Since experiencing the devastating earthquakes of 2010 and 2011, Christchurch has been through some challenging times. The natural disaster claimed 185 lives, thousands of homes, severed communities and destroyed most of the central city. Landowners battled insurance companies, whilst earthquakes and aftershocks continued to rattle relentlessly through the city.
The government of the day made its decision to rebuild Christchurch. Millions of dollars of taxpayer money was poured into the earthquake recovery. The people of Christchurch were relieved. As an urban planner, notwithstanding the tragedy and devastation, the prospect of rebuilding and ‘re-planning’ Christchurch was exciting - an urban planner’s dream! But the task ahead was enormous and any decisions on the rebuild were bound to attract controversy.
The first contentious matter was the level of central government involvement. The government was spending taxpayer money and therefore wanted to maintain a level of control over its investment. In addition, it was considered that Christchurch City Council did not have the resources to deal with the rebuild. The government formed the Canterbury Earthquake Recovery Authority (CERA) who were charged with controlling the rebuild. New legislation was created to expedite development. Fueled by a critical media, much of the Christchurch population felt powerless in decisions made on their behalf. Others felt that central government was needed to get things done as the Council could not lead the rebuild alone.
So how did the government tackle this? Firstly, a ‘Blueprint’ for the central city was created in 100 days and published in July 2012. The Blueprint nominated specific land use or ‘precincts’ within the city. ‘Anchor projects’ that included civic buildings and public realm areas were to be delivered predominantly by the Crown. The Blueprint was created in response to the Council run, award winning ‘Share an Idea’ consultation exercise where people put forward what they wanted to see in the new central city. The Minister for Canterbury Earthquake Recovery designated a number of anchor project sites, enabling the ability to acquire land, protect it for its intended use and expedite development under the Resource Management Act. The large scale acquisition of central city land was criticised by many, however, if the Blueprint was to be achieved, like any other major infrastructure projects in New Zealand, designation processes and the newly introduced Canterbury Earthquake Recovery Act (CER Act) were a logical tool for its implementation.
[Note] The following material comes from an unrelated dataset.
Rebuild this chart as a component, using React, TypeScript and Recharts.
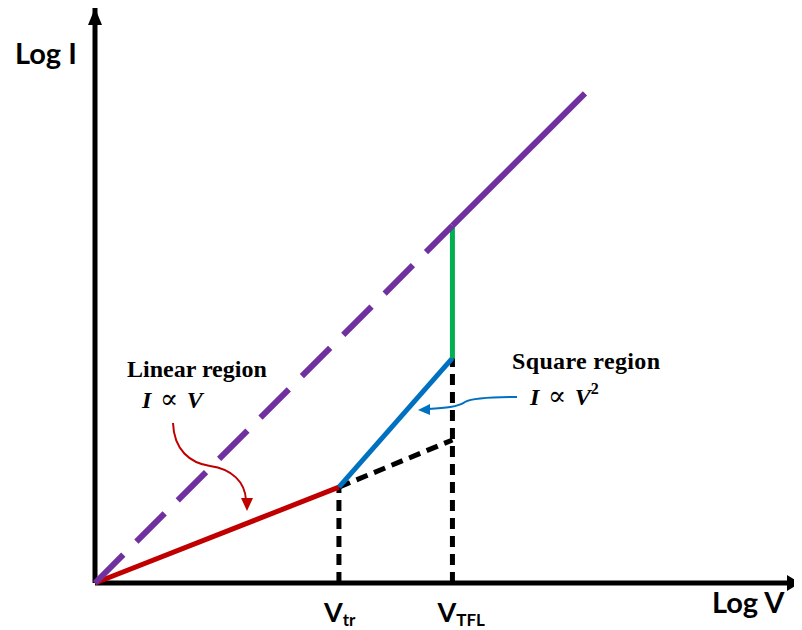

There were many positive aspects of the ‘new’ city plans and the government’s approach. The Blueprint and supporting Christchurch Central Recovery Plan gave greater certainty to the Christchurch people and business communities. It gave something for people to focus on. A more contained, low rise city with tracts of open space, laneways and quality public realm areas. The Blueprint nominated a large area for 900 residential dwellings, and facilities like a stadium and a national indoor sports facility within the central city. Using the new CER Act, Christchurch City Council District Plan rules were amended to implement the anticipated land use changes. Some of the changes were unpopular with landowners and developers, however, seeing the outcomes of the emerging new private developments comprising cohesive development, a mix of uses, active frontages, connected laneways and courtyards – most would now agree that the introduced changes have been a success.
But there were challenges and missed opportunities. One of the main powers the government possessed in the rebuild process was to expedite development by bypassing usual consultation and approval processes. In 2012, the government committed to completing the Crown anchor projects within five years after the release of the Blueprint. However, five years on, some major Crown anchor projects are only just starting construction. The Blueprint locked down future land use, which did not provide flexibility for changing uses, circumstances, technology and innovations over time. This begs the question - was the Blueprint too rushed? Should a greater collaborative approach been taken with Council and other key stakeholders? The Blueprint and central city recovery process was bold, but was it bold enough? Opportunities such as sustainable, innovative development and cutting edge architecture that could have made Christchurch a world leading city could have been achieved through various forms of regulation, however, in many cases the status quo and pre-earthquake design has prevailed.
From first-hand experience of working at CERA, processes, governance and decision making has been at times frustrating, but there have also been triumphs, opportunities seized and lessons learned. Working on the rebuild of the new Christchurch has been a once in a lifetime opportunity for many of us. So have my urban planning dreams for the central city become a reality? I think the jury is still out on that one. Vast gaps in the city’s fabric remain and we still have a long way to go, however, the foundations have been laid (so to speak) and there are certainly positive signs of a city coming to life with many more opportunities to make Christchurch great. For the first time since the earthquakes, we have a change of government which has not yet articulated what is in store for Christchurch. I shall watch in anticipation, and hopefully one day soon, we can live the city dream.